A ministra Cármen Lúcia, do Supremo Tribunal Federal (STF), afirmou nesta sexta-feira (20), em Quito (Equador), que a discussão sobre a violência contra a mulher ganhou os espaços públicos e tornou mais difícil a defesa do agressor e da estrutura institucional, estatal ou privada, contra as mulheres. A ministra observou que embora a igualdade de gênero tenha chegado às normas jurídicas, é necessário se perguntar se a prática corresponde ao discurso. A ministra representa o STF no Primeiro Encontro Internacional sobre “Justiça Constitucional e Perspectiva de Gênero”, promovida pelo Tribunal Constitucional equatoriano.
A ministra observou que, no Brasil, os avanços nesta questão têm sido significativos nos últimos anos, inclusive com a eleição de uma mulher para ocupar a Presidência da República, com voto direto dos cidadãos. Ressaltou, entretanto, que embora sejam capazes dessa resolução política, as mulheres ainda não participam do processo político em condições de igualdade com os homens. Destacou ainda que o número de deputadas atualmente, além de ser menor que em legislaturas passadas, corresponde a menos de 10% de todos os parlamentares.
“Além disso, as agressões constantes e graves que as mulheres continuam a sofrer, especialmente nas classes sociais mais vulneráveis, mostram que os avanços não ocorrem de forma linear e uniforme e que a luta para garantir os direitos não pode cessar”, apontou. A ministra Cármen Lúcia explicou que, no Brasil, a Lei Maria da Penha, cujo nome homenageia uma vítima da violência doméstica praticada pelo marido ao longo de 23 anos de casamento, prevê a possibilidade de o Ministério Público propor ação penal contra o infrator, sem depender da vontade expressa da vítima, com o objetivo de evitar a impunidade em decorrência do medo de represálias ou de perda da guarda dos filhos.

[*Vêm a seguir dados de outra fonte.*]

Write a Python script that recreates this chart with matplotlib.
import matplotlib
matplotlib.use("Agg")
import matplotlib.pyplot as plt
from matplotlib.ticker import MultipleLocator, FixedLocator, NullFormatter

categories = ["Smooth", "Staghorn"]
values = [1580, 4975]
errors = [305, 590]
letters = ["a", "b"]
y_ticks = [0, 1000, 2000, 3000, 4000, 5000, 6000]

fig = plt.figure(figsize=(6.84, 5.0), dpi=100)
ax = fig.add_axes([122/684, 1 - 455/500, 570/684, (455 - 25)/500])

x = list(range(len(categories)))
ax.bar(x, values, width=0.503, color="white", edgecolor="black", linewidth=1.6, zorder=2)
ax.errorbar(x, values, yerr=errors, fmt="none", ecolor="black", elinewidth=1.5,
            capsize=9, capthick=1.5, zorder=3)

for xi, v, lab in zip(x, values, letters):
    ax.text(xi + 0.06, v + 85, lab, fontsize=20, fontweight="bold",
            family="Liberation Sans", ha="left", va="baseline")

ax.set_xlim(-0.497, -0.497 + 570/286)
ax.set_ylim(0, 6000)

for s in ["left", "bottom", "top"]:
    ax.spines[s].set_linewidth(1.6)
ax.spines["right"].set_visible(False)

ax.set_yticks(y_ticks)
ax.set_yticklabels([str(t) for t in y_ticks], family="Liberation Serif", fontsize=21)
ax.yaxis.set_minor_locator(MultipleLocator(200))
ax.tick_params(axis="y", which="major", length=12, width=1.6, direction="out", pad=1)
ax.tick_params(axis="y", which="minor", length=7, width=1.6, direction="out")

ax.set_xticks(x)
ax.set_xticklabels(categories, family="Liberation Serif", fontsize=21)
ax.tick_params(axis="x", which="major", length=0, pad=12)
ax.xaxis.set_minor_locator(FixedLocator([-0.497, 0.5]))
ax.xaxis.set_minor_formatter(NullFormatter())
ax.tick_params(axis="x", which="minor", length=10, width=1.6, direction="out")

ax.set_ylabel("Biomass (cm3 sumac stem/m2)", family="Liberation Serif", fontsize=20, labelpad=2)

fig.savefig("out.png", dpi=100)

A ministra recordou que, apesar da base constitucional da lei, o entendimento de que se trata de ação incondicionada ocorreu no julgamento da Ação Direta de Inconstitucionalidade (ADI 4424), quando o STF, por maioria de votos, concluiu ser dever do Estado punir o que é considerado delito, independentemente da vontade da vítima. “O que acontece em quatro paredes, de forma violenta e criminosa, não é amor, mas cena de crime”, frisou a ministra. A ministra também citou a Ação Declaratória de Constitucionalidade (ADC) 54, em que o Tribunal se posicionou favoravelmente à possibilidade de mulheres em gestação de fetos anencéfalos decidirem pela interrupção da gravidez.

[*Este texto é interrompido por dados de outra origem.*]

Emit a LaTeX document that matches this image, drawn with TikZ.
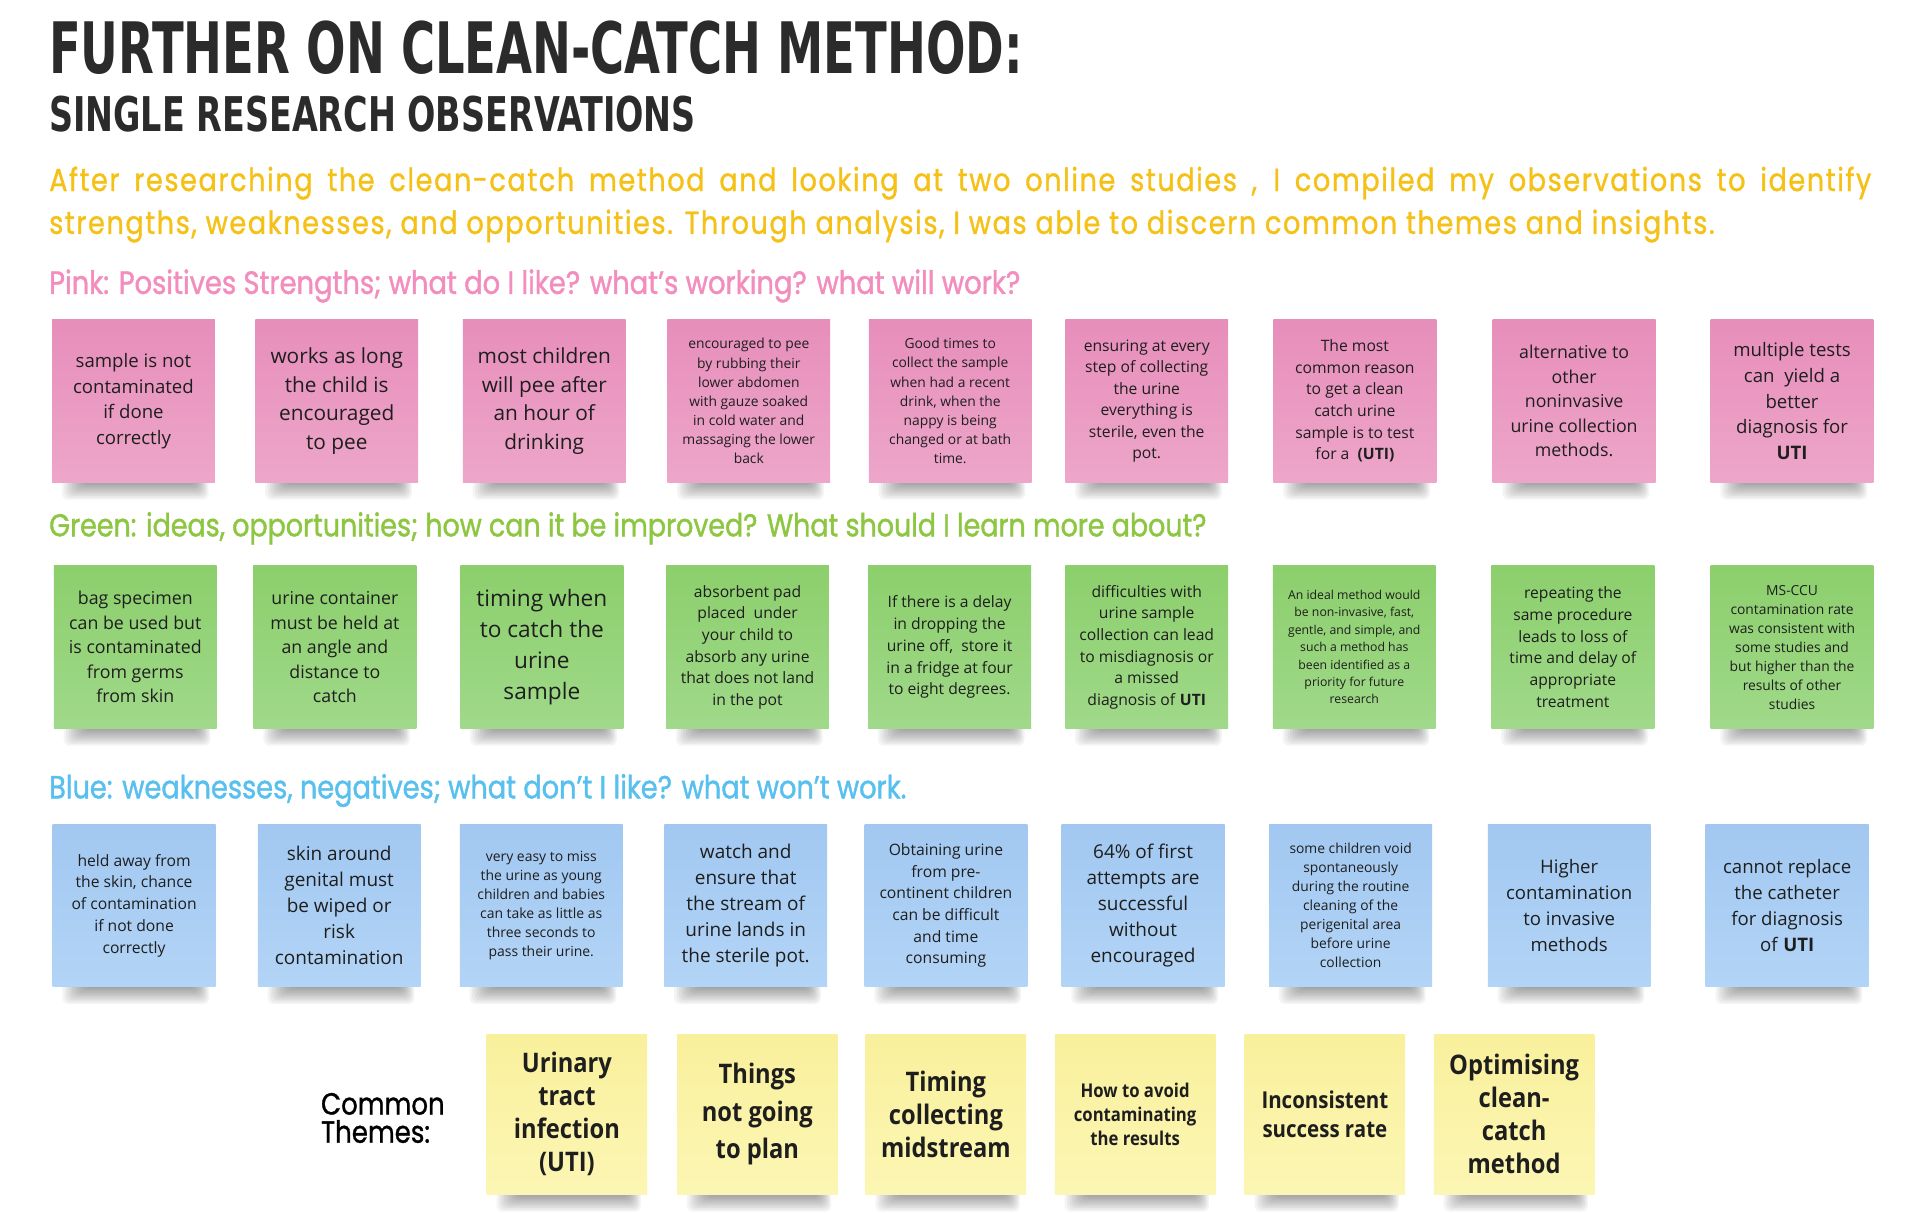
\documentclass[tikz,border=0pt]{standalone}
\usepackage{fontspec}
\usepackage{graphicx}
\setmainfont{Open Sans}
\newfontfamily\notefont{Open Sans}
\newfontfamily\yelfont[FakeStretch=0.88]{Open Sans}
\newfontfamily\titlefont{DejaVu Sans Condensed}
\newfontfamily\headfont[FakeStretch=0.85,FakeBold=1.2]{Poppins}
\newfontfamily\themefont[FakeStretch=0.85,FakeBold=1.0]{Poppins}
\newfontfamily\parafont[FakeStretch=0.85,LetterSpace=5,FakeBold=1.0]{Poppins}
\definecolor{pinkA}{HTML}{E78EBB}
\definecolor{pinkB}{HTML}{EDA6C9}
\definecolor{greenA}{HTML}{8CCF6C}
\definecolor{greenB}{HTML}{A0D98A}
\definecolor{blueA}{HTML}{A2C8F1}
\definecolor{blueB}{HTML}{B2D4F6}
\definecolor{yelA}{HTML}{F9F09C}
\definecolor{yelB}{HTML}{FCF6B4}
\definecolor{titlegray}{HTML}{2B2B2B}
\definecolor{paragold}{HTML}{F6C117}
\definecolor{headpink}{HTML}{F28DBE}
\definecolor{headgreen}{HTML}{8DC641}
\definecolor{headblue}{HTML}{58C0EE}
\definecolor{notetext}{HTML}{1E1E1E}
\newsavebox\paraBox
\newlength\parawid
\newcommand\paraBtext{strengths, weaknesses, and opportunities. Through analysis, I was able to discern common themes and insights.}
\newcommand\paraAtext{After researching the clean-catch method and looking at two online studies , I compiled my observations to identify}
\newcommand\parasize{\parafont\fontsize{22}{26}\selectfont}
\tikzset{
  notebase/.style={text=notetext,align=center,inner sep=0pt},
  pinknote/.style={notebase,top color=pinkA,bottom color=pinkB},
  greennote/.style={notebase,top color=greenA,bottom color=greenB},
  bluenote/.style={notebase,top color=blueA,bottom color=blueB},
  yellownote/.style={notebase,top color=yelA,bottom color=yelB},
  textline/.style={anchor=base west,inner sep=0pt},
  shadowlayer/.style={black,opacity=0.042,rounded corners=5pt},
}
\newcommand\notefamily{\notefont}
\newcommand\notew{133}
\newcommand\noteh{133}
\newcommand\sticky[7]{%
  \foreach \k in {0,...,9}{%
    \fill[shadowlayer] ({#2+26-2.0*\k},{#3+\noteh-6}) rectangle ({#2+\notew-16+1.2*\k},{#3+\noteh+0.5+1.5*\k});
  }%
  \node[#4,minimum width=\notew pt,minimum height=\noteh pt,font={\notefamily\fontsize{#5}{#6}\selectfont}] (#1) at ({#2+\notew/2},{#3+\noteh/2}) {#7};
}
\begin{document}
\begin{tikzpicture}[x=1pt,y=-1pt]
\useasboundingbox (0,0) rectangle (1568,990);
\fill[white] (0,0) rectangle (1568,990);
% title
\node[textline,text=titlegray] (title) at (40,60) {\resizebox{795pt}{43pt}{\titlefont\bfseries FURTHER ON CLEAN-CATCH METHOD:}};
\node[textline,text=titlegray] (subtitle) at (40,107) {\resizebox{528pt}{29pt}{\titlefont\bfseries SINGLE RESEARCH OBSERVATIONS}};
% paragraph
\node[textline,text=paragold] (para2) at (40,191) {\sbox\paraBox{\parasize\paraBtext}\global\parawid=\wd\paraBox\resizebox{1360pt}{!}{\usebox\paraBox}};
\pgfmathsetmacro\pfac{1360/\parawid}
\pgfmathsetmacro\wA{1488/\pfac}
\node[textline,text=paragold] (para1) at (40,156) {\scalebox{\pfac}{\makebox[\wA pt][s]{\parasize\paraAtext}}};
% headings
\node[textline,text=headpink] (hpink) at (40,240) {\resizebox{793pt}{!}{\headfont\fontsize{22}{26}\selectfont Pink: Positives Strengths; what do I like? what’s working? what will work?}};
\node[textline,text=headgreen] (hgreen) at (40,438) {\resizebox{945pt}{!}{\headfont\fontsize{22}{26}\selectfont Green: ideas, opportunities; how can it be improved? What should I learn more about?}};
\node[textline,text=headblue] (hblue) at (40,652) {\resizebox{700pt}{!}{\headfont\fontsize{22}{26}\selectfont Blue: weaknesses, negatives; what don’t I like? what won’t work.}};
% pink row
\sticky{p1}{42.5}{261}{pinknote}{15.2}{21}{sample is not\\contaminated\\if done\\correctly}
\sticky{p2}{208.5}{261}{pinknote}{17}{23.5}{works as long\\the child is\\encouraged\\to pee}
\sticky{p3}{378}{261}{pinknote}{17}{23.5}{most children\\will pee after\\an hour of\\drinking}
\sticky{p4}{545}{261}{pinknote}{11.3}{15.6}{encouraged to pee\\by rubbing their\\lower abdomen\\with gauze soaked\\in cold water and\\massaging the lower\\back}
\sticky{p5}{709.5}{261}{pinknote}{11.3}{15.6}{Good times to\\collect the sample\\when had a recent\\drink, when the\\nappy is being\\changed or at bath\\time.}
\sticky{p6}{870}{261}{pinknote}{12.8}{17.6}{ensuring at every\\step of collecting\\the urine\\everything is\\sterile, even the\\pot.}
\sticky{p7}{1040}{261}{pinknote}{12.8}{17.6}{The most\\common reason\\to get a clean\\catch urine\\sample is to test\\for a \ \textbf{(UTI)}}
\sticky{p8}{1219}{261}{pinknote}{14.5}{20}{alternative to\\other\\noninvasive\\urine collection\\methods.}
\sticky{p9}{1397}{261}{pinknote}{15.2}{21}{multiple tests\\can \ yield a\\better\\diagnosis for\\\textbf{UTI}}
% green row
\sticky{g1}{44}{462}{greennote}{14.5}{20}{bag specimen\\can be used but\\is contaminated\\from germs\\from skin}
\sticky{g2}{207}{462}{greennote}{14.5}{20}{urine container\\must be held at\\an angle and\\distance to\\catch}
\sticky{g3}{376}{462}{greennote}{18.5}{25.5}{timing when\\to catch the\\urine\\sample}
\sticky{g4}{544}{462}{greennote}{12.8}{17.7}{absorbent pad\\placed \ under\\your child to\\absorb any urine\\that does not land\\in the pot}
\sticky{g5}{709}{462}{greennote}{12.8}{17.8}{If there is a delay\\in dropping the\\urine off, \ store it\\in a fridge at four\\to eight degrees.}
\sticky{g6}{870}{462}{greennote}{12.8}{17.7}{difficulties with\\urine sample\\collection can lead\\to misdiagnosis or\\a missed\\diagnosis of \textbf{UTI}}
\sticky{g7}{1039.5}{462}{greennote}{10}{14.2}{An ideal method would\\be non-invasive, fast,\\gentle, and simple, and\\such a method has\\been identified as a\\priority for future\\research}
\sticky{g8}{1218}{462}{greennote}{12.8}{17.7}{repeating the\\same procedure\\leads to loss of\\time and delay of\\appropriate\\treatment}
\sticky{g9}{1397}{462}{greennote}{11.3}{15.5}{MS-CCU\\contamination rate\\was consistent with\\some studies and\\but higher than the\\results of other\\studies}
% blue row
\sticky{b1}{43}{673}{bluenote}{12.8}{17.8}{held away from\\the skin, chance\\of contamination\\if not done\\correctly}
\sticky{b2}{210.5}{673}{bluenote}{15.5}{21.3}{skin around\\genital must\\be wiped or\\risk\\contamination}
\sticky{b3}{375.5}{673}{bluenote}{11.4}{15.4}{very easy to miss\\the urine as young\\children and babies\\can take as little as\\three seconds to\\pass their urine.}
\sticky{b4}{542.5}{673}{bluenote}{15.5}{21.3}{watch and\\ensure that\\the stream of\\urine lands in\\the sterile pot.}
\sticky{b5}{706}{673}{bluenote}{12.8}{17.7}{Obtaining urine\\from pre-\\continent children\\can be difficult\\and time\\consuming}
\sticky{b6}{867}{673}{bluenote}{15.5}{21.3}{64\% of first\\attempts are\\successful\\without\\encouraged}
\sticky{b7}{1036.5}{673}{bluenote}{11.3}{15.5}{some children void\\spontaneously\\during the routine\\cleaning of the\\perigenital area\\before urine\\collection}
\sticky{b8}{1215}{673}{bluenote}{15.2}{21}{Higher\\contamination\\to invasive\\methods}
\sticky{b9}{1393}{673}{bluenote}{15.2}{21}{cannot replace\\the catheter\\for diagnosis\\of \textbf{UTI}}
% yellow row
\renewcommand\notefamily{\yelfont\bfseries}
\renewcommand\notew{131}
\renewcommand\noteh{131}
\sticky{y1}{397.5}{844.5}{yellownote}{22}{27}{Urinary\\tract\\infection\\(UTI)}
\sticky{y2}{553}{844.5}{yellownote}{22}{30.5}{Things\\not going\\to plan}
\sticky{y3}{707}{844.5}{yellownote}{22}{27}{Timing\\collecting\\midstream}
\sticky{y4}{861.5}{844.5}{yellownote}{15.5}{19.5}{How to avoid\\contaminating\\the results}
\sticky{y5}{1016.5}{844.5}{yellownote}{19}{23}{Inconsistent\\success rate}
\sticky{y6}{1171}{844.5}{yellownote}{22}{27}{Optimising\\clean-\\catch\\method}
\node[anchor=west,align=left,inner sep=0pt,text=black,font={\themefont\fontsize{25}{23}\selectfont}] (themes) at (262,913) {Common\\Themes:};
\end{tikzpicture}
\end{document}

Ela ressaltou que o julgamento, além de ter grande impacto na sociedade em decorrência do tema que agrega fatores ideológicos, crenças religiosas e implicações para a medicina pública e privada, marcou uma nova forma de atuar da Corte, com a realização de audiências públicas para ouvir diretamente a manifestação de diversos setores da sociedade.

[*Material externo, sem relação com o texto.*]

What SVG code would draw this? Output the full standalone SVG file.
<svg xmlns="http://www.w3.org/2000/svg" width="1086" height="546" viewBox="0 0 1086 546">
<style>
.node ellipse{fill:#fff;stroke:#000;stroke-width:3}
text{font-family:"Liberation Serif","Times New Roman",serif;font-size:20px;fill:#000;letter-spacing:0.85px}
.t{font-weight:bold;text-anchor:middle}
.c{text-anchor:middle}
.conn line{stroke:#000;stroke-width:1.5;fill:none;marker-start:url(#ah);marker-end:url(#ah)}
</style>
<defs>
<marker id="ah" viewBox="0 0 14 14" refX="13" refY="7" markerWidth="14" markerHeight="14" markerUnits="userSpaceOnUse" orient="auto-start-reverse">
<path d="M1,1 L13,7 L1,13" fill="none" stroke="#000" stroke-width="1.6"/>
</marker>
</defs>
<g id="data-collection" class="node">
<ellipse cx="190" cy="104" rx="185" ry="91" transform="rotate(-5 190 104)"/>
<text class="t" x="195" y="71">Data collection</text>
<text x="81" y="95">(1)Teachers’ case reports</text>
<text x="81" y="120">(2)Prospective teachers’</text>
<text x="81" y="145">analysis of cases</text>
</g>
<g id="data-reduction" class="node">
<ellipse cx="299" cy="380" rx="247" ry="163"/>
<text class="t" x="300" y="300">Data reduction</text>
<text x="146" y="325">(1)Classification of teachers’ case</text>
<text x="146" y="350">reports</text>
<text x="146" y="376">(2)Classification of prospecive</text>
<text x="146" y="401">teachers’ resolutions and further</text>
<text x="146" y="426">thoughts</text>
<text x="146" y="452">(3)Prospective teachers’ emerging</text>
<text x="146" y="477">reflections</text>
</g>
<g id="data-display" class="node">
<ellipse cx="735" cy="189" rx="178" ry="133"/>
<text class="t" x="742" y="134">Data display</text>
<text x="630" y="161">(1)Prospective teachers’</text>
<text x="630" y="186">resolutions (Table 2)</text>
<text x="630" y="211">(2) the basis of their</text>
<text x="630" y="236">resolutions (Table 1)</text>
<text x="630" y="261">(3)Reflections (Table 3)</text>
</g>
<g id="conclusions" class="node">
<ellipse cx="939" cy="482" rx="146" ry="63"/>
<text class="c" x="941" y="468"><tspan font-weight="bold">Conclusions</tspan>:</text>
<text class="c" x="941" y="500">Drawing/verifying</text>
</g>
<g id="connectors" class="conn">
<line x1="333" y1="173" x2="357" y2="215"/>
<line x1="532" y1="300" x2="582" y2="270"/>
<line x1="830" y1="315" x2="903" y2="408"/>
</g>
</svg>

O Primeiro Encontro Internacional sobre “Justiça Constitucional com Perspectiva de Gênero” organizado pela Corte Constitucional do Equador, conta com a participação de juízes da Colômbia, República Dominicana, Costa Rica, Argentina, Chile, Bolívia, Venezuela, Brasil e Equador. O objetivo é proporcionar o intercâmbio sobre os avanços jurisprudenciais, argumentação jurídica e articulação de experiência na resolução de casos sobre o tema. Ao fazer a abertura do encontro, o presidente da Corte Constitucional do Equador, Patricio Pazmiño Freire, ressaltou que os dados mostram que as mulheres que sofreram a maior incidência de violação de direitos são aqueles que vivem na pobreza. “Esta tensão reafirma que a natureza do combate à discriminação de gênero envolve uma luta contra a exploração e a desigualdade social”, concluiu.